* start Data extract *

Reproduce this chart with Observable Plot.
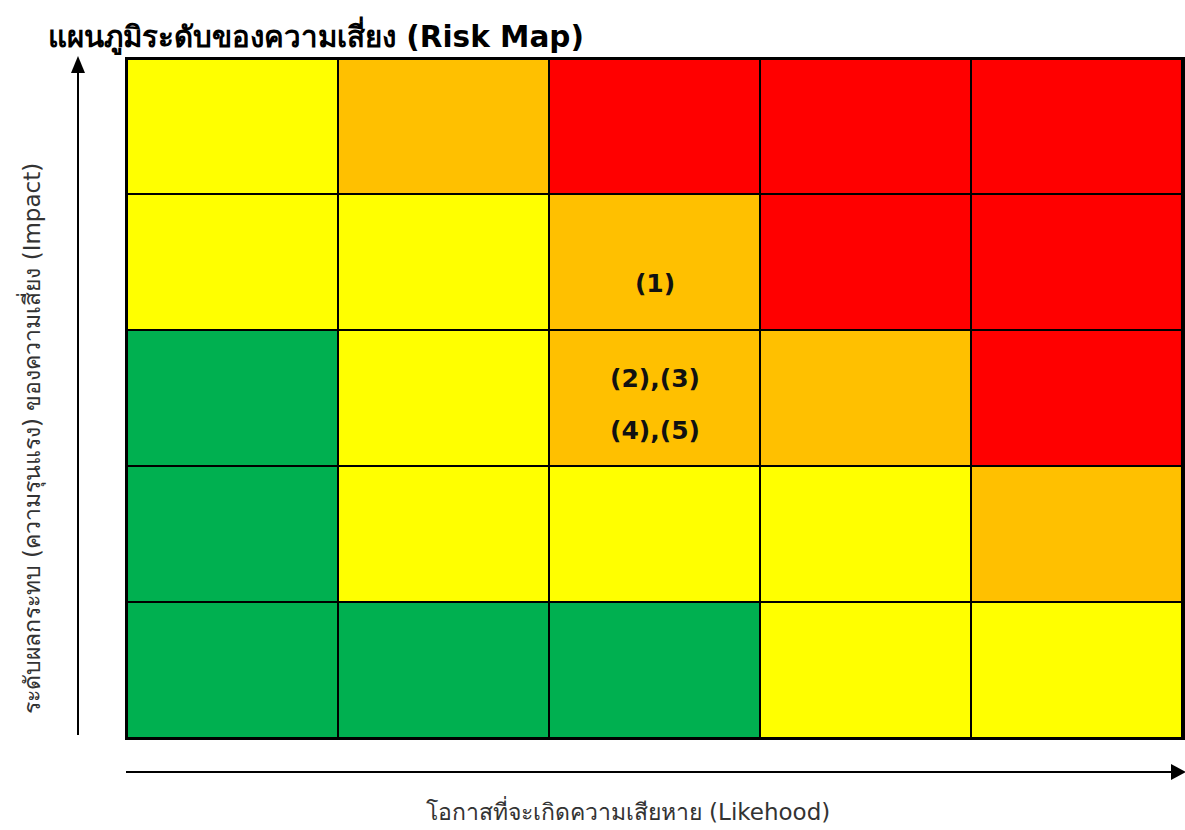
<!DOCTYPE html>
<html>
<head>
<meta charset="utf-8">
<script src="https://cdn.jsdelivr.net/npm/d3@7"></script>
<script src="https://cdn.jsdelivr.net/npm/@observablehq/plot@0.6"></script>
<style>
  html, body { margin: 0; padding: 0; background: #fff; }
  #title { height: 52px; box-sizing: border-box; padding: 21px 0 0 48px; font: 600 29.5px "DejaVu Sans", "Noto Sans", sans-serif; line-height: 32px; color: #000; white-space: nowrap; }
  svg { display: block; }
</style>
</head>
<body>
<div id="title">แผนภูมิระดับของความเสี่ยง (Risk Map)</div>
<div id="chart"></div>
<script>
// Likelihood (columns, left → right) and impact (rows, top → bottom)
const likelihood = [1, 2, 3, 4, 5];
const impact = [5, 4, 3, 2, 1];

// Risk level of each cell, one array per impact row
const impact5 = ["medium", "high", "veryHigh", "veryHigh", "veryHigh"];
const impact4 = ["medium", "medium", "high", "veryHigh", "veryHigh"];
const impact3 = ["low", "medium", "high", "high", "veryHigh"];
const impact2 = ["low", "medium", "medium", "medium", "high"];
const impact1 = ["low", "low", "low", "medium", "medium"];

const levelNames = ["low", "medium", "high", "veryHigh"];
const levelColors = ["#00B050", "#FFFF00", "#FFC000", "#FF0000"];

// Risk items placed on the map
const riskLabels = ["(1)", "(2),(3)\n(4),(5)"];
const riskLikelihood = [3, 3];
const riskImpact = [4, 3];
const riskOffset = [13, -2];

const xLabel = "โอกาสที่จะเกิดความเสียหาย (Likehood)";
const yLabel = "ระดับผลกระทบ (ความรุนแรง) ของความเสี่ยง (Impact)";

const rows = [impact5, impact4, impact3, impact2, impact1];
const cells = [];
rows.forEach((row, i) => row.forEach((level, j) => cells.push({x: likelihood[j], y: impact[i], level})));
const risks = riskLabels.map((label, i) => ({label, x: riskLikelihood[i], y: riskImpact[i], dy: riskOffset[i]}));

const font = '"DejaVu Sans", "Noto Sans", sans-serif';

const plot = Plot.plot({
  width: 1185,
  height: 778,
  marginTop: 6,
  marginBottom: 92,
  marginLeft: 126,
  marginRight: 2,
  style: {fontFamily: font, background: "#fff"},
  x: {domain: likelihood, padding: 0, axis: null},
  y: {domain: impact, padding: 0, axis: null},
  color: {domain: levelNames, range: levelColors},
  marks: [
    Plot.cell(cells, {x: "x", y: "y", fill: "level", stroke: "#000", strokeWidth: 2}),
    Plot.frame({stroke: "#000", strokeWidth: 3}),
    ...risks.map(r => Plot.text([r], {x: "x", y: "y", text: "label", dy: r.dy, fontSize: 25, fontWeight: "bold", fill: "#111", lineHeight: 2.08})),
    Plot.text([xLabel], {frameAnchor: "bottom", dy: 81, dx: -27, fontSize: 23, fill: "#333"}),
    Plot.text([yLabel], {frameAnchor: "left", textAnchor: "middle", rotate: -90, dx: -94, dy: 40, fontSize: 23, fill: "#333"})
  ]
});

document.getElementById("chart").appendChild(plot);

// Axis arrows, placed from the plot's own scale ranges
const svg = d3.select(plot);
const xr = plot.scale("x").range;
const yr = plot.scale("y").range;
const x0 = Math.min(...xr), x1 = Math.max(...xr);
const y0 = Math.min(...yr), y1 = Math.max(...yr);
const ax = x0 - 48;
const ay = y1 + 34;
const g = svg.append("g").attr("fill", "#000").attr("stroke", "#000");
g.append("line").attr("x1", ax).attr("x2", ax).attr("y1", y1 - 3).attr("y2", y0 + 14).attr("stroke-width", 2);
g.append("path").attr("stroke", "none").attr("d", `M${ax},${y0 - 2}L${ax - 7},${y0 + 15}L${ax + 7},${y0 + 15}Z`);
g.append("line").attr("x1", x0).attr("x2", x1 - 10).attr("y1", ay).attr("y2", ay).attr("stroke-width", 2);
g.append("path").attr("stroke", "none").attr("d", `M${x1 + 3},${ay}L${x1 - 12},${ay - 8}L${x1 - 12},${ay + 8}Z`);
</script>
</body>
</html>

* end Data extract *

#### The request:
Copy in full each line that holds the word "chart".

#### Answer to this task:
Reproduce this chart with Observable Plot.
<div id="chart"></div>
document.getElementById("chart").appendChild(plot);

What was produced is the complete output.